> BRIEF
Retype the whole listing verbatim and keep the pictures out of it.

** START **

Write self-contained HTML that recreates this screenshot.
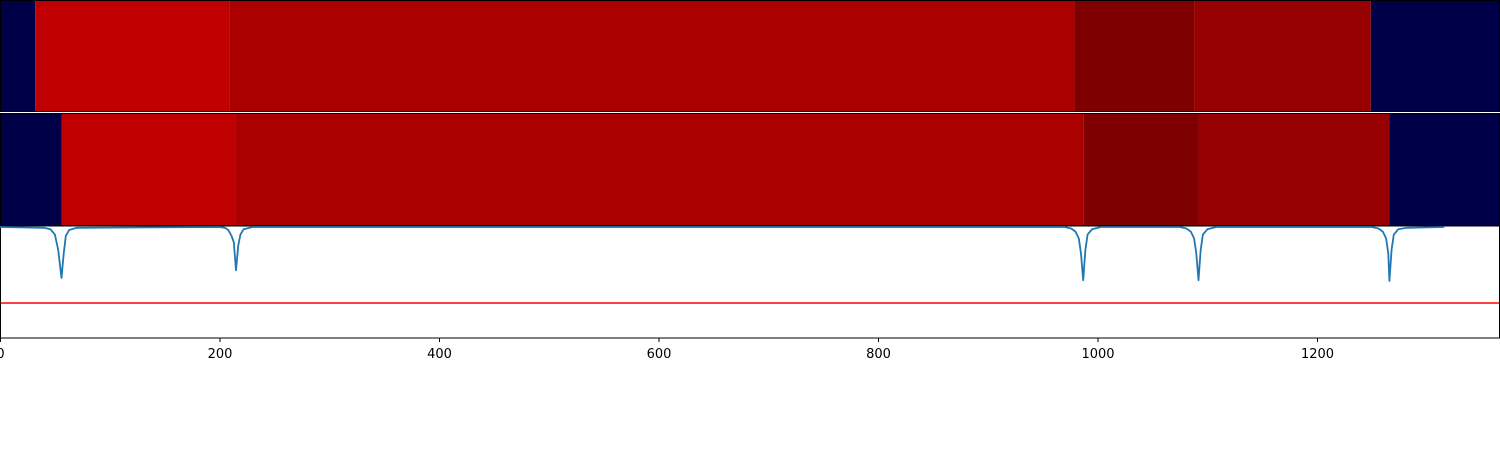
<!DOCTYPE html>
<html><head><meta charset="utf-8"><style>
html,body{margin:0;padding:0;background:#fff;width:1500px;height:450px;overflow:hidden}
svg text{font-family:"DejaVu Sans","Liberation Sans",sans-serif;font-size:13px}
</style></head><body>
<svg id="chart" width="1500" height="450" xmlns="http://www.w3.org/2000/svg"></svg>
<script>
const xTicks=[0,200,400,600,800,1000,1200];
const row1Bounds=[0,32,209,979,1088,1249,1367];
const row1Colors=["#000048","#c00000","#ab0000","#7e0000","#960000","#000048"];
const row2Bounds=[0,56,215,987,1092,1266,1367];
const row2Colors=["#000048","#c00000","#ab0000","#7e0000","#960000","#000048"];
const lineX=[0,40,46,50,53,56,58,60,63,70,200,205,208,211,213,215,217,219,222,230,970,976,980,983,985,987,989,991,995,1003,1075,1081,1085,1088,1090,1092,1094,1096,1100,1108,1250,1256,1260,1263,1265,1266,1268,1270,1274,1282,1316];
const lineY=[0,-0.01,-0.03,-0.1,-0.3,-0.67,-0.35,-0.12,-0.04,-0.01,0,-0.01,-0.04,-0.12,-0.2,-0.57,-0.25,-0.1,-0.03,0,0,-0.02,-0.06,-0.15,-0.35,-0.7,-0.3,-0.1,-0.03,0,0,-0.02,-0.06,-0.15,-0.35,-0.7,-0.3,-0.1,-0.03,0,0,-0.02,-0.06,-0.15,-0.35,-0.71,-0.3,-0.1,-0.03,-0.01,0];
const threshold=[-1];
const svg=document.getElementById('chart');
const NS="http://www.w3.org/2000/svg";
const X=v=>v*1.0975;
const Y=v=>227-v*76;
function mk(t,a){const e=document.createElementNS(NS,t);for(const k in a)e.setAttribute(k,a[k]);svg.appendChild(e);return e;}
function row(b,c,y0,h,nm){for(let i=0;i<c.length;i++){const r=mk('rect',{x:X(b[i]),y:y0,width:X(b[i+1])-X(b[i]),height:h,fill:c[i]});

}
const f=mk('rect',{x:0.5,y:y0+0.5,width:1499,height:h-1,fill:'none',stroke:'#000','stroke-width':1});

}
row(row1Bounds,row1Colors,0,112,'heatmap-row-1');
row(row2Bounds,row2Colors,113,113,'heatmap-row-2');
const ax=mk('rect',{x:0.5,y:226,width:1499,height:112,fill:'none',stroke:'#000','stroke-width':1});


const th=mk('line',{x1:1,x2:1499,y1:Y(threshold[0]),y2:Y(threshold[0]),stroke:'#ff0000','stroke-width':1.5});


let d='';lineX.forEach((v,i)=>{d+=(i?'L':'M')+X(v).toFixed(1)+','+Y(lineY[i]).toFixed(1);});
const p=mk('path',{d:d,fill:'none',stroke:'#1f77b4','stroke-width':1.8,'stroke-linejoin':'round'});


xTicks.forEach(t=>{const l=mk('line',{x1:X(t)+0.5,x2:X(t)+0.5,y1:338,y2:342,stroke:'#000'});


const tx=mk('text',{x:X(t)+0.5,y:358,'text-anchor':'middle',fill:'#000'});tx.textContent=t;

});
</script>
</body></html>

** END **

> SOLUTION TO THIS PROBLEM
Write self-contained HTML that recreates this screenshot.
<!DOCTYPE html>
<html><head><meta charset="utf-8"><style>
html,body{margin:0;padding:0;background:#fff;width:1500px;height:450px;overflow:hidden}
svg text{font-family:"DejaVu Sans","Liberation Sans",sans-serif;font-size:13px}
</style></head><body>
<svg id="chart" width="1500" height="450" xmlns="http://www.w3.org/2000/svg"></svg>
<script>
const xTicks=[0,200,400,600,800,1000,1200];
const row1Bounds=[0,32,209,979,1088,1249,1367];
const row1Colors=["#000048","#c00000","#ab0000","#7e0000","#960000","#000048"];
const row2Bounds=[0,56,215,987,1092,1266,1367];
const row2Colors=["#000048","#c00000","#ab0000","#7e0000","#960000","#000048"];
const lineX=[0,40,46,50,53,56,58,60,63,70,200,205,208,211,213,215,217,219,222,230,970,976,980,983,985,987,989,991,995,1003,1075,1081,1085,1088,1090,1092,1094,1096,1100,1108,1250,1256,1260,1263,1265,1266,1268,1270,1274,1282,1316];
const lineY=[0,-0.01,-0.03,-0.1,-0.3,-0.67,-0.35,-0.12,-0.04,-0.01,0,-0.01,-0.04,-0.12,-0.2,-0.57,-0.25,-0.1,-0.03,0,0,-0.02,-0.06,-0.15,-0.35,-0.7,-0.3,-0.1,-0.03,0,0,-0.02,-0.06,-0.15,-0.35,-0.7,-0.3,-0.1,-0.03,0,0,-0.02,-0.06,-0.15,-0.35,-0.71,-0.3,-0.1,-0.03,-0.01,0];
const threshold=[-1];
const svg=document.getElementById('chart');
const NS="http://www.w3.org/2000/svg";
const X=v=>v*1.0975;
const Y=v=>227-v*76;
function mk(t,a){const e=document.createElementNS(NS,t);for(const k in a)e.setAttribute(k,a[k]);svg.appendChild(e);return e;}
function row(b,c,y0,h,nm){for(let i=0;i<c.length;i++){const r=mk('rect',{x:X(b[i]),y:y0,width:X(b[i+1])-X(b[i]),height:h,fill:c[i]});

}
const f=mk('rect',{x:0.5,y:y0+0.5,width:1499,height:h-1,fill:'none',stroke:'#000','stroke-width':1});

}
row(row1Bounds,row1Colors,0,112,'heatmap-row-1');
row(row2Bounds,row2Colors,113,113,'heatmap-row-2');
const ax=mk('rect',{x:0.5,y:226,width:1499,height:112,fill:'none',stroke:'#000','stroke-width':1});


const th=mk('line',{x1:1,x2:1499,y1:Y(threshold[0]),y2:Y(threshold[0]),stroke:'#ff0000','stroke-width':1.5});


let d='';lineX.forEach((v,i)=>{d+=(i?'L':'M')+X(v).toFixed(1)+','+Y(lineY[i]).toFixed(1);});
const p=mk('path',{d:d,fill:'none',stroke:'#1f77b4','stroke-width':1.8,'stroke-linejoin':'round'});


xTicks.forEach(t=>{const l=mk('line',{x1:X(t)+0.5,x2:X(t)+0.5,y1:338,y2:342,stroke:'#000'});


const tx=mk('text',{x:X(t)+0.5,y:358,'text-anchor':'middle',fill:'#000'});tx.textContent=t;

});
</script>
</body></html>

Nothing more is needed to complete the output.